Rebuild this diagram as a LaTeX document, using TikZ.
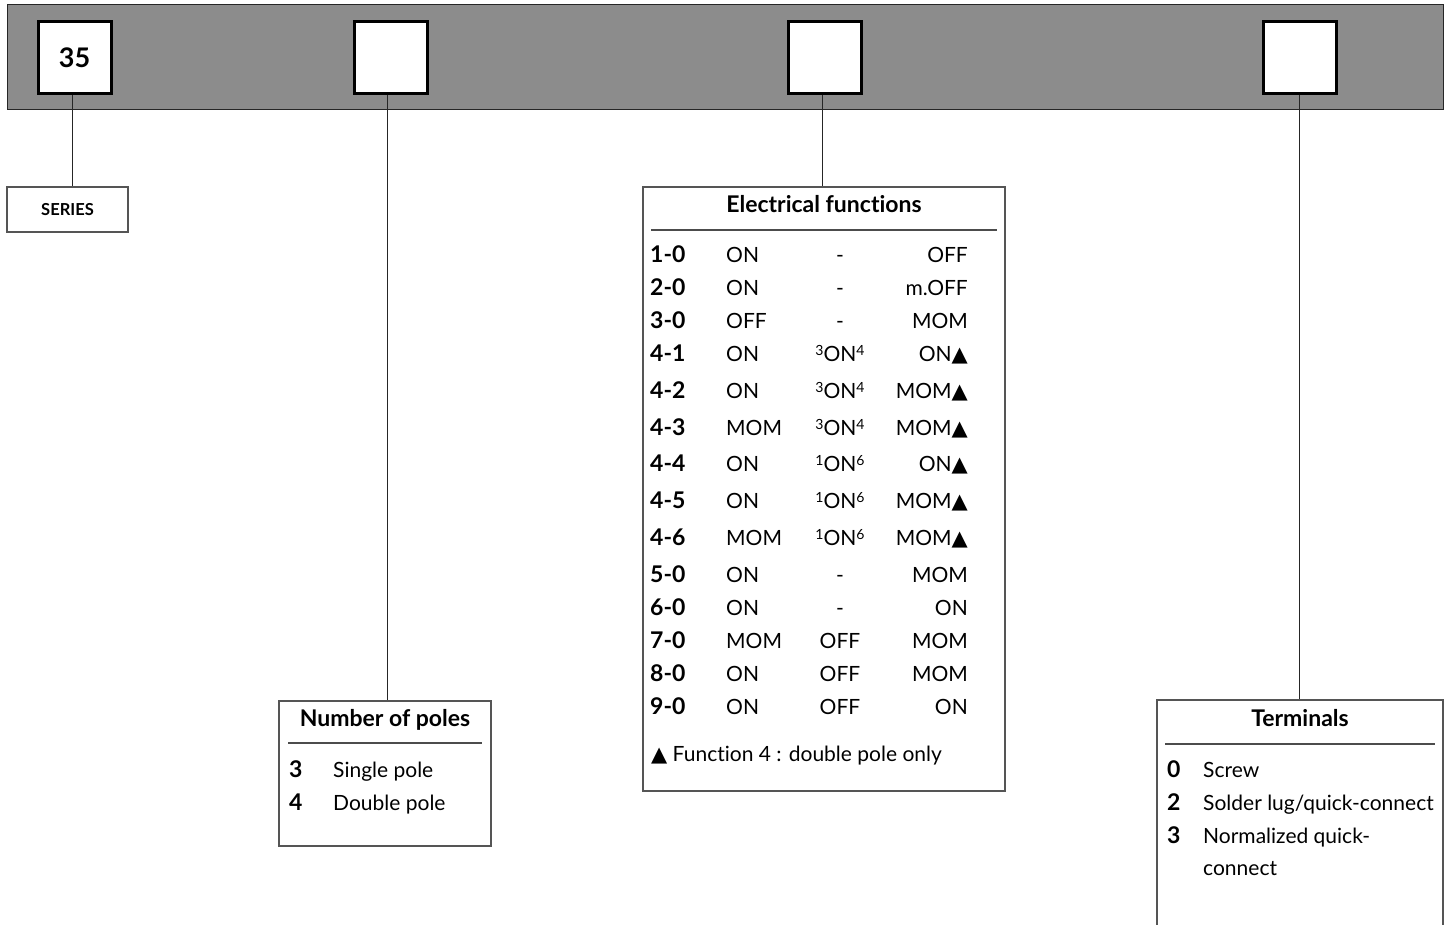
\documentclass[tikz,border=0pt]{standalone}
\usepackage{fontspec}
\setmainfont[Ligatures=NoCommon]{Lato}
\newfontfamily\symfont{DejaVu Sans}
\definecolor{bargray}{HTML}{8C8C8C}
\definecolor{linegray}{HTML}{555555}
\newcommand{\tri}{{\symfont\fontsize{21}{21}\selectfont ▲}}
\newcommand{\supn}[1]{\raisebox{0.5ex}{\fontsize{14}{14}\selectfont #1}}
\newcommand{\sON}[2]{\supn{#1}ON\supn{#2}}
\begin{document}
\begin{tikzpicture}[x=1pt,y=-1pt,
  bar/.style={draw=black!85,line width=1pt,fill=bargray,inner sep=0pt,minimum width=1436pt,minimum height=105pt},
  slot/.style={draw=black,line width=3pt,fill=white,inner sep=0pt,minimum width=73pt,minimum height=72pt,
     font=\fontsize{27}{27}\selectfont\bfseries},
  panel/.style={draw=linegray,line width=1.1pt,fill=white,inner sep=0pt},
  conn/.style={draw=black!85,line width=1pt},
  rule/.style={draw=black!70,line width=1.3pt},
  ttl/.style={font=\fontsize{23}{23}\selectfont\bfseries,inner sep=0pt,anchor=base},
  txt/.style={font=\fontsize{21}{24}\selectfont,inner sep=0pt},
  num/.style={font=\fontsize{23}{24}\selectfont\bfseries,inner sep=0pt,anchor=base west}
]
\path[use as bounding box] (0,0) rectangle (1450,925);
% top bar with slots
\node[bar] (bar) at (725,57.5) {};
\node[slot] (s1) at (74.5,58) {35};
\node[slot] (s2) at (390.5,58) {};
\node[slot] (s3) at (825,58) {};
\node[slot] (s4) at (1300,58) {};

% SERIES
\node[panel,minimum width=121pt,minimum height=45pt,font=\fontsize{16.5}{16.5}\selectfont\bfseries] (series) at (67.5,209.5) {SERIES};

% Number of poles
\node[panel,minimum width=212pt,minimum height=145pt] (poles) at (385,773.5) {};
\node[ttl] (polesT) at (385,726) {Number of poles};
\coordinate (pr1) at (288,743);
\coordinate (pr2) at (482,743);
\draw[rule] (pr1) -- (pr2);
\node[num] (p3) at (289,777) {3};
\node[txt,anchor=base west] (p3t) at (333,777) {Single pole};
\node[num] (p4) at (289,810) {4};
\node[txt,anchor=base west] (p4t) at (333,810) {Double pole};

% Electrical functions
\node[panel,minimum width=362pt,minimum height=604pt] (elec) at (824,489) {};
\node[ttl] (elecT) at (824,213) {Electrical functions};
\coordinate (er1) at (651,230);
\coordinate (er2) at (997,230);
\draw[rule] (er1) -- (er2);
\foreach \c/\a/\b/\d/\y in {
  1-0/ON/-/OFF/254, 2-0/ON/-/m.OFF/287, 3-0/OFF/-/MOM/320,
  4-1/ON/\sON{3}{4}/ON\tri/353, 4-2/ON/\sON{3}{4}/MOM\tri/390,
  4-3/MOM/\sON{3}{4}/MOM\tri/427, 4-4/ON/\sON{1}{6}/ON\tri/463,
  4-5/ON/\sON{1}{6}/MOM\tri/500, 4-6/MOM/\sON{1}{6}/MOM\tri/537,
  5-0/ON/-/MOM/574, 6-0/ON/-/ON/607, 7-0/MOM/OFF/MOM/640,
  8-0/ON/OFF/MOM/673, 9-0/ON/OFF/ON/706}{
  \node[num] (ec\y) at (650,\y+8) {\c};
  \node[txt,anchor=base west] (ea\y) at (726,\y+8) {\a};
  \node[txt,anchor=base] (eb\y) at (840,\y+8) {\b};
  \node[txt,anchor=base east] (ed\y) at (968,\y+8) {\d};
}
\node[txt,anchor=base west] (foot) at (651,761) {\tri\ Function 4 : double pole only};

% Terminals (bottom runs off the picture)
\node[panel,minimum width=286pt,minimum height=260pt] (term) at (1300,830) {};
\node[ttl] (termT) at (1300,726) {Terminals};
\coordinate (tr1) at (1165,744);
\coordinate (tr2) at (1435,744);
\draw[rule] (tr1) -- (tr2);
\node[num] (t0) at (1167,777) {0};
\node[txt,anchor=base west] (t0t) at (1203,777) {Screw};
\node[num] (t2) at (1167,810) {2};
\node[txt,anchor=base west] (t2t) at (1203,810) {Solder lug/quick-connect};
\node[num] (t3) at (1167,843) {3};
\node[txt,anchor=base west] (t3t) at (1203,843) {Normalized quick-};
\node[txt,anchor=base west] (t3u) at (1203,875) {connect};

% connectors (slightly left of the slot centres, as in the original)
\draw[conn] ([xshift=-2.5pt]s1.south) -- ([xshift=-2.5pt]s1.south |- series.north);
\draw[conn] ([xshift=-3.5pt]s2.south) -- ([xshift=-3.5pt]s2.south |- poles.north);
\draw[conn] ([xshift=-2.5pt]s3.south) -- ([xshift=-2.5pt]s3.south |- elec.north);
\draw[conn] ([xshift=-1pt]s4.south) -- ([xshift=-1pt]s4.south |- term.north);
\end{tikzpicture}
\end{document}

Exercise> Return all of the data exactly as written, and drop the pictures.

Output>
Rebuild this diagram as a LaTeX document, using TikZ.
\documentclass[tikz,border=0pt]{standalone}
\usepackage{fontspec}
\setmainfont[Ligatures=NoCommon]{Lato}
\newfontfamily\symfont{DejaVu Sans}
\definecolor{bargray}{HTML}{8C8C8C}
\definecolor{linegray}{HTML}{555555}
\newcommand{\tri}{{\symfont\fontsize{21}{21}\selectfont ▲}}
\newcommand{\supn}[1]{\raisebox{0.5ex}{\fontsize{14}{14}\selectfont #1}}
\newcommand{\sON}[2]{\supn{#1}ON\supn{#2}}
\begin{document}
\begin{tikzpicture}[x=1pt,y=-1pt,
  bar/.style={draw=black!85,line width=1pt,fill=bargray,inner sep=0pt,minimum width=1436pt,minimum height=105pt},
  slot/.style={draw=black,line width=3pt,fill=white,inner sep=0pt,minimum width=73pt,minimum height=72pt,
     font=\fontsize{27}{27}\selectfont\bfseries},
  panel/.style={draw=linegray,line width=1.1pt,fill=white,inner sep=0pt},
  conn/.style={draw=black!85,line width=1pt},
  rule/.style={draw=black!70,line width=1.3pt},
  ttl/.style={font=\fontsize{23}{23}\selectfont\bfseries,inner sep=0pt,anchor=base},
  txt/.style={font=\fontsize{21}{24}\selectfont,inner sep=0pt},
  num/.style={font=\fontsize{23}{24}\selectfont\bfseries,inner sep=0pt,anchor=base west}
]
\path[use as bounding box] (0,0) rectangle (1450,925);
% top bar with slots
\node[bar] (bar) at (725,57.5) {};
\node[slot] (s1) at (74.5,58) {35};
\node[slot] (s2) at (390.5,58) {};
\node[slot] (s3) at (825,58) {};
\node[slot] (s4) at (1300,58) {};

% SERIES
\node[panel,minimum width=121pt,minimum height=45pt,font=\fontsize{16.5}{16.5}\selectfont\bfseries] (series) at (67.5,209.5) {SERIES};

% Number of poles
\node[panel,minimum width=212pt,minimum height=145pt] (poles) at (385,773.5) {};
\node[ttl] (polesT) at (385,726) {Number of poles};
\coordinate (pr1) at (288,743);
\coordinate (pr2) at (482,743);
\draw[rule] (pr1) -- (pr2);
\node[num] (p3) at (289,777) {3};
\node[txt,anchor=base west] (p3t) at (333,777) {Single pole};
\node[num] (p4) at (289,810) {4};
\node[txt,anchor=base west] (p4t) at (333,810) {Double pole};

% Electrical functions
\node[panel,minimum width=362pt,minimum height=604pt] (elec) at (824,489) {};
\node[ttl] (elecT) at (824,213) {Electrical functions};
\coordinate (er1) at (651,230);
\coordinate (er2) at (997,230);
\draw[rule] (er1) -- (er2);
\foreach \c/\a/\b/\d/\y in {
  1-0/ON/-/OFF/254, 2-0/ON/-/m.OFF/287, 3-0/OFF/-/MOM/320,
  4-1/ON/\sON{3}{4}/ON\tri/353, 4-2/ON/\sON{3}{4}/MOM\tri/390,
  4-3/MOM/\sON{3}{4}/MOM\tri/427, 4-4/ON/\sON{1}{6}/ON\tri/463,
  4-5/ON/\sON{1}{6}/MOM\tri/500, 4-6/MOM/\sON{1}{6}/MOM\tri/537,
  5-0/ON/-/MOM/574, 6-0/ON/-/ON/607, 7-0/MOM/OFF/MOM/640,
  8-0/ON/OFF/MOM/673, 9-0/ON/OFF/ON/706}{
  \node[num] (ec\y) at (650,\y+8) {\c};
  \node[txt,anchor=base west] (ea\y) at (726,\y+8) {\a};
  \node[txt,anchor=base] (eb\y) at (840,\y+8) {\b};
  \node[txt,anchor=base east] (ed\y) at (968,\y+8) {\d};
}
\node[txt,anchor=base west] (foot) at (651,761) {\tri\ Function 4 : double pole only};

% Terminals (bottom runs off the picture)
\node[panel,minimum width=286pt,minimum height=260pt] (term) at (1300,830) {};
\node[ttl] (termT) at (1300,726) {Terminals};
\coordinate (tr1) at (1165,744);
\coordinate (tr2) at (1435,744);
\draw[rule] (tr1) -- (tr2);
\node[num] (t0) at (1167,777) {0};
\node[txt,anchor=base west] (t0t) at (1203,777) {Screw};
\node[num] (t2) at (1167,810) {2};
\node[txt,anchor=base west] (t2t) at (1203,810) {Solder lug/quick-connect};
\node[num] (t3) at (1167,843) {3};
\node[txt,anchor=base west] (t3t) at (1203,843) {Normalized quick-};
\node[txt,anchor=base west] (t3u) at (1203,875) {connect};

% connectors (slightly left of the slot centres, as in the original)
\draw[conn] ([xshift=-2.5pt]s1.south) -- ([xshift=-2.5pt]s1.south |- series.north);
\draw[conn] ([xshift=-3.5pt]s2.south) -- ([xshift=-3.5pt]s2.south |- poles.north);
\draw[conn] ([xshift=-2.5pt]s3.south) -- ([xshift=-2.5pt]s3.south |- elec.north);
\draw[conn] ([xshift=-1pt]s4.south) -- ([xshift=-1pt]s4.south |- term.north);
\end{tikzpicture}
\end{document}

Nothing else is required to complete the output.